Derbyshire businesses can play 'key role' in climate action while reaping commercial rewards
East Midlands Chamber is confident businesses in Derbyshire can play a ‘key role’ in climate action while remaining profitable.
The body which represents companies in Derbyshire, Nottinghamshire and Leicestershire has spoken out about how businesses can help in the fight against climate change following a landmark UN report by the Intergovernmental Panel on Climate Change (IPCC) published yesterday (Monday, August 9).
The study found that global warming could make parts of the world uninhabitable and human activity is changing the climate in ‘unprecedented and sometimes irreversible ways’ with an increasing number of extreme heatwaves, droughts and flooding on the horizon.
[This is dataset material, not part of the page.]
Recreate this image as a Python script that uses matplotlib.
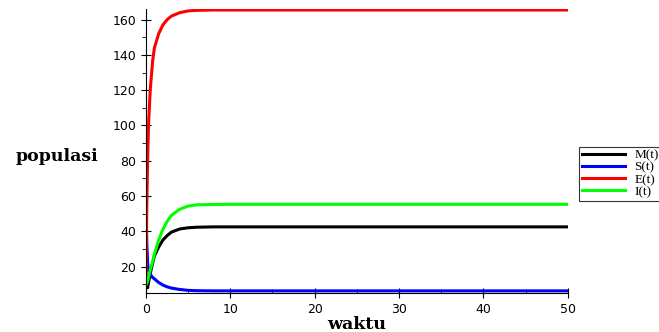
import numpy as np
import matplotlib.pyplot as plt
from matplotlib.ticker import MultipleLocator

# values
t = [0, 0.05, 0.1, 0.2, 0.3, 0.5, 0.8, 1.0, 1.5, 2.0, 2.5, 3.0, 4.0, 5.0, 6.0, 8.0, 10, 20, 30, 40, 50]
M = [15, 10, 8, 8, 11, 16, 22, 26, 31, 35, 37.5, 39.5, 41.3, 42.0, 42.3, 42.5, 42.5, 42.5, 42.5, 42.5, 42.5]
S = [53, 45, 33, 22, 18, 15.5, 13.8, 13, 11, 9.5, 8.5, 7.8, 7.0, 6.5, 6.3, 6.2, 6.2, 6.2, 6.2, 6.2, 6.2]
E = [10, 35, 55, 82, 100, 120, 137, 144, 152, 157, 160, 162, 164, 165, 165.3, 165.5, 165.5, 165.5, 165.5, 165.5, 165.5]
I = [10, 10, 10.5, 12, 14, 18, 23, 27, 35, 41, 45.5, 49, 52.5, 54.3, 55, 55.2, 55.3, 55.3, 55.3, 55.3, 55.3]

names = ['M(t)', 'S(t)', 'E(t)', 'I(t)']
colors = ['black', 'blue', 'red', '#00ff00']

fig = plt.figure(figsize=(6.59, 3.32), dpi=100)
ax = fig.add_axes([0.2215, 0.1175, 0.64, 0.855])

for y, c, n in zip([M, S, E, I], colors, names):
    ax.plot(t, y, color=c, lw=2.2, label=n)

ax.set_xlim(0, 50)
ax.set_ylim(5, 166)
ax.spines['top'].set_visible(False)
ax.spines['right'].set_visible(False)
ax.set_xticks([0, 10, 20, 30, 40, 50])
ax.set_yticks([20, 40, 60, 80, 100, 120, 140, 160])
ax.xaxis.set_minor_locator(MultipleLocator(5))
ax.yaxis.set_minor_locator(MultipleLocator(10))
ax.tick_params(which='major', direction='inout', length=7, labelsize=9)
ax.tick_params(which='minor', direction='in', length=3)
ax.tick_params(axis='y', which='minor', direction='out')

ax.set_ylabel('populasi', family='DejaVu Serif', fontweight='heavy',
              fontsize=12.5, rotation=0, va='center', ha='center')
ax.yaxis.set_label_coords(-0.21, 0.48)
ax.set_xlabel('waktu', family='DejaVu Serif', fontweight='heavy', fontsize=12.5, va='baseline')
ax.xaxis.set_label_coords(0.5, -0.127)

leg = ax.legend(loc='upper left', bbox_to_anchor=(1.0265, 0.516), frameon=True, fancybox=False,
                edgecolor='black', prop={'family': 'Liberation Serif', 'size': 9.5},
                handlelength=3.3, borderpad=0.2, labelspacing=0.0, handletextpad=0.7,
                borderaxespad=0)
leg.get_frame().set_linewidth(0.8)

fig.savefig('out.png')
East Midlands Chamber however is confident that businesses across the region can form part of the solution to global warming, with companies ‘embracing’ sustainability and more businesses selling ‘pro-environmental’ goods or services in the last year.
Commenting on the sixth assessment report by the IPCC, East Midlands Chamber director of resources Lucy Robinson said: “Today’s report by the IPCC is a sobering reminder of how each and every one of us has a role to play in the fight against climate change, and this is particularly true of businesses – no matter what their shape, size or location.
“The Chamber launched our Sustainable East Midlands campaign last year to help more organisations in our region embrace the sustainability agenda after recognising how businesses account for 18% of the UK’s emissions.
“The good news is we are moving in the right direction.
"Our latest research, conducted in partnership with the University of Derby, shows the proportion of East Midlands companies that derive turnover from supplying pro-environmental goods or services has increased from 16% in 2015 to 37% in 2021.
"Even in the past year, we’ve seen a 7% rise in the number of firms that have integrated clean growth into their business strategies – now at 36% of businesses.”
While the body claims companies are ‘moving in the right direction’ the chamber outlined that more work needs to be done to help smaller businesses grow their operations sustainably.
Ms Robinson added: “We still need to do more though, particularly in supporting SMEs to adopt a sustainable growth strategy.
"While the latest IPCC research illustrates how reducing our carbon emissions is clearly the right thing to do if we are to avoid the worst effects of climate change, there are also strong commercial benefits to adopting a greener and cleaner approach to doing business.
“Just like the automotive industry is now beginning to shift from petrol and diesel to building electric cars because it has identified the direction of the market, engaging with sustainability will make our business community more competitive in the long term – whether it’s in securing public sector contracts, cutting operating costs or offering innovations that help solve climate challenges.
“It will ultimately also make the East Midlands more competitive as a region, but it also plays into our strengths as we have all the pieces of the sustainability jigsaw – the high energy users in manufacturing, the energy producers in our coal field heritage, and new hi-tech businesses coming out of our world-leading universities.”